Sur la scène internationale, après avoir d’abord annoncé que, par solidarité avec Anwar Ibrahim, il ne se rendrait pas au sommet de l’Apec (Asia-Pacific Economic Cooperation) de novembre 1998 à Kuala Lumpur, il dut au dernier moment revenir sur sa décision. Dans l’incapacité militaire et diplomatique de résister à l’emprise chinoise de plus en plus affirmée sur le récif de Mischief qui se trouve dans la zone économique exclusive des Philippines et à plus de 1 300 kilomètres de l’île chinoise de Hainan, Estrada est contraint de solliciter le vote du Visiting Forces Agreement qui verrait le retour des navires américains. Il permettrait de réchauffer les relations avec les États-Unis et l’organisation d’exercices navals communs en mer de Chine méridionale. Le passage au Sénat est loin d’être assuré. Un échec refroidirait encore plus les relations bilatérales et pourrait avoir des conséquences économiques, notamment sur la question des quotas sur les textiles et le sucre. Les Philippines, qui n’ont pas réussi à obtenir un ferme soutien des autres membres de l’Association des nations de l’Asie du Sud-Est (Ansea) dans leur conflit territorial avec la Chine, ont pourtant le plus grand besoin de la protection américaine.
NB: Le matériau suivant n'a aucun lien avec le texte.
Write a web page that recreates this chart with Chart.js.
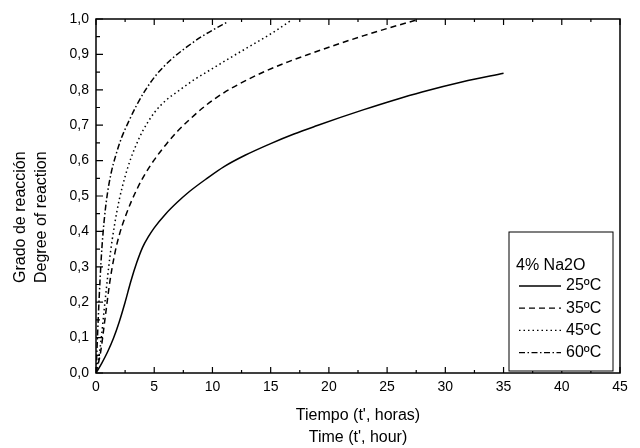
<!DOCTYPE html>
<html>
<head>
<meta charset="utf-8">
<script src="https://cdn.jsdelivr.net/npm/chart.js@4.4.1/dist/chart.umd.min.js"></script>
<style>
  html, body { margin: 0; padding: 0; background: #fff; }
  #wrap { width: 640px; height: 448px; }
</style>
</head>
<body>
<div id="wrap"><canvas id="chart" width="640" height="448"></canvas></div>
<script>
const FONT = "'Liberation Sans', Arial, Helvetica, sans-serif";

const X_TITLE = ["Tiempo (t', horas)", "Time (t', hour)"];
const Y_TITLE = ['Grado de reacción', 'Degree of reaction'];
const LEGEND_TITLE = '4% Na2O';
const LABELS = ['25ºC', '35ºC', '45ºC', '60ºC'];

// 25ºC
const t25 = [0, 0.5, 1, 1.5, 2, 2.5, 3, 3.5, 4, 4.5, 5, 6, 7, 8, 9.5, 11, 12.8, 15, 17, 19, 21, 23, 25.5, 28, 31.5, 35];
const a25 = [0, 0.028, 0.06, 0.098, 0.145, 0.2, 0.26, 0.312, 0.355, 0.385, 0.41, 0.45, 0.483, 0.512, 0.549, 0.583, 0.615, 0.648, 0.675, 0.699, 0.722, 0.744, 0.77, 0.794, 0.823, 0.847];
// 35ºC
const t35 = [0, 0.4, 0.8, 1.2, 1.6, 2, 2.5, 3, 3.5, 4, 5, 6, 7, 8, 9.4, 11, 12.8, 14.5, 16.5, 18.5, 20.5, 23, 25.5, 27.5];
const a35 = [0, 0.06, 0.16, 0.26, 0.335, 0.39, 0.44, 0.482, 0.518, 0.55, 0.602, 0.645, 0.683, 0.715, 0.755, 0.792, 0.825, 0.852, 0.879, 0.903, 0.926, 0.953, 0.978, 0.997];
// 45ºC
const t45 = [0, 0.35, 0.8, 1.2, 1.6, 2, 2.5, 3, 3.5, 4, 5, 6, 7, 8.5, 10, 11.4, 12.8, 14.2, 15.4, 16.7];
const a45 = [0, 0.07, 0.21, 0.33, 0.42, 0.49, 0.555, 0.607, 0.648, 0.683, 0.735, 0.77, 0.795, 0.83, 0.86, 0.888, 0.915, 0.942, 0.966, 0.995];
// 60ºC
const t60 = [0, 0.1, 0.2, 0.35, 0.5, 0.7, 0.95, 1.3, 1.7, 2.2, 2.8, 3.5, 4.2, 5.2, 6.5, 7.8, 9.1, 10.2, 11.2];
const a60 = [0, 0.08, 0.16, 0.265, 0.35, 0.43, 0.5, 0.565, 0.615, 0.665, 0.71, 0.757, 0.797, 0.843, 0.887, 0.921, 0.951, 0.972, 0.99];

const SERIES = [[t25, a25], [t35, a35], [t45, a45], [t60, a60]];
const DASHES = [[], [6, 4], [1.5, 3], [6, 2.5, 1.5, 2.5]];

const pts = (xs, ys) => xs.map((x, i) => ({ x, y: ys[i] }));

// frame, inward ticks, axis titles and the boxed legend
const decor = {
  id: 'decor',
  afterDraw(chart) {
    const { ctx, chartArea: { left, right, top, bottom }, scales: { x, y } } = chart;
    ctx.save();
    ctx.strokeStyle = '#000';
    ctx.lineWidth = 1.5;
    ctx.strokeRect(left, top, right - left, bottom - top);

    ctx.lineWidth = 1.2;
    ctx.beginPath();
    for (let i = 0; i <= 18; i++) {
      const px = x.getPixelForValue(i * 2.5);
      const len = i % 2 === 0 ? 6 : 3;
      ctx.moveTo(px, bottom); ctx.lineTo(px, bottom - len);
      ctx.moveTo(px, top); ctx.lineTo(px, top + len);
    }
    for (let i = 0; i <= 20; i++) {
      const py = y.getPixelForValue(i * 0.05);
      const len = i % 2 === 0 ? 7 : 4;
      ctx.moveTo(left, py); ctx.lineTo(left + len, py);
    }
    ctx.stroke();

    ctx.fillStyle = '#000';
    ctx.font = '16px ' + FONT;
    ctx.textAlign = 'center';
    ctx.textBaseline = 'middle';
    const cx = (left + right) / 2;
    ctx.fillText(X_TITLE[0], cx, 416);
    ctx.fillText(X_TITLE[1], cx, 438);

    ctx.save();
    ctx.translate(21, 283);
    ctx.rotate(-Math.PI / 2);
    ctx.textAlign = 'left';
    ctx.fillText(Y_TITLE[0], 0, 0);
    ctx.fillText(Y_TITLE[1], 0, 21);
    ctx.restore();

    // legend box
    const bx = 509, by = 232, bw = 104, bh = 139;
    ctx.fillStyle = '#fff';
    ctx.fillRect(bx, by, bw, bh);
    ctx.lineWidth = 1;
    ctx.strokeRect(bx, by, bw, bh);
    ctx.fillStyle = '#000';
    ctx.textAlign = 'left';
    ctx.fillText(LEGEND_TITLE, 516, 266);
    chart.data.datasets.forEach((ds, i) => {
      const ly = 286 + i * 22.2;
      ctx.save();
      ctx.strokeStyle = '#000';
      ctx.lineWidth = 1.3;
      ctx.setLineDash(ds.borderDash);
      ctx.beginPath();
      ctx.moveTo(519, ly); ctx.lineTo(561, ly);
      ctx.stroke();
      ctx.restore();
      ctx.fillText(ds.label, 566, ly);
    });
    ctx.restore();
  }
};

new Chart(document.getElementById('chart'), {
  type: 'line',
  data: {
    datasets: SERIES.map(([xs, ys], i) => ({
      label: LABELS[i],
      data: pts(xs, ys),
      borderColor: '#000',
      borderWidth: 1.5,
      borderDash: DASHES[i],
      pointRadius: 0,
      fill: false,
      cubicInterpolationMode: 'monotone'
    }))
  },
  options: {
    responsive: false,
    animation: false,
    devicePixelRatio: 1,
    layout: { padding: { left: 0, right: 20, top: 19, bottom: 0 } },
    plugins: { legend: { display: false }, tooltip: { enabled: false } },
    scales: {
      x: {
        type: 'linear',
        min: 0, max: 45,
        grid: { display: false, drawTicks: false },
        border: { display: false },
        ticks: {
          stepSize: 5,
          padding: 6,
          color: '#000',
          maxRotation: 0,
          font: { family: FONT, size: 14 }
        },
        afterFit: s => { s.height = 75; }
      },
      y: {
        type: 'linear',
        min: 0, max: 1,
        grid: { display: false, drawTicks: false },
        border: { display: false },
        ticks: {
          stepSize: 0.1,
          padding: 7,
          color: '#000',
          font: { family: FONT, size: 14 },
          callback: v => v.toFixed(1).replace('.', ',')
        },
        afterFit: s => { s.width = 96; }
      }
    }
  },
  plugins: [decor]
});
</script>
</body>
</html>
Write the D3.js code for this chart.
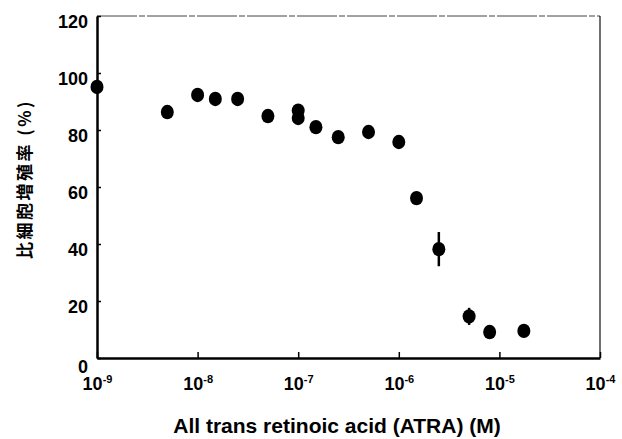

Même si le favoritisme peut décourager des hommes d’affaires qui n’appartiennent pas aux proches du président, d’autres, notamment des investisseurs étrangers, trouvent particulièrement rassurant qu’Estrada se soit entouré de conseillers venus du secteur privé. D’une manière générale, les observateurs estiment que, dans sa première année de présidence, l’ancien acteur a plutôt mieux réussi qu’on ne pouvait le craindre. La tempête qui a secoué l’Asie n’a pas provoqué trop de dégâts. Le pays connaît une croissance relativement honorable à l’échelle régionale, son secteur bancaire est en bonne santé, les conditions pour les investisseurs étrangers sont très favorables, et les engagements pris auprès du FMI ont été respectés. Il ne reste plus au président qu’à mûrir, notamment dans sa maîtrise des problèmes économiques, et à mettre un peu d’ordre, et surtout de cohésion, dans l’équipe sur laquelle il s’appuie. ♦
(1) Voir notre chronique : « Un nouveau président pour les Philippines », Défense Nationale, août-septembre 1998.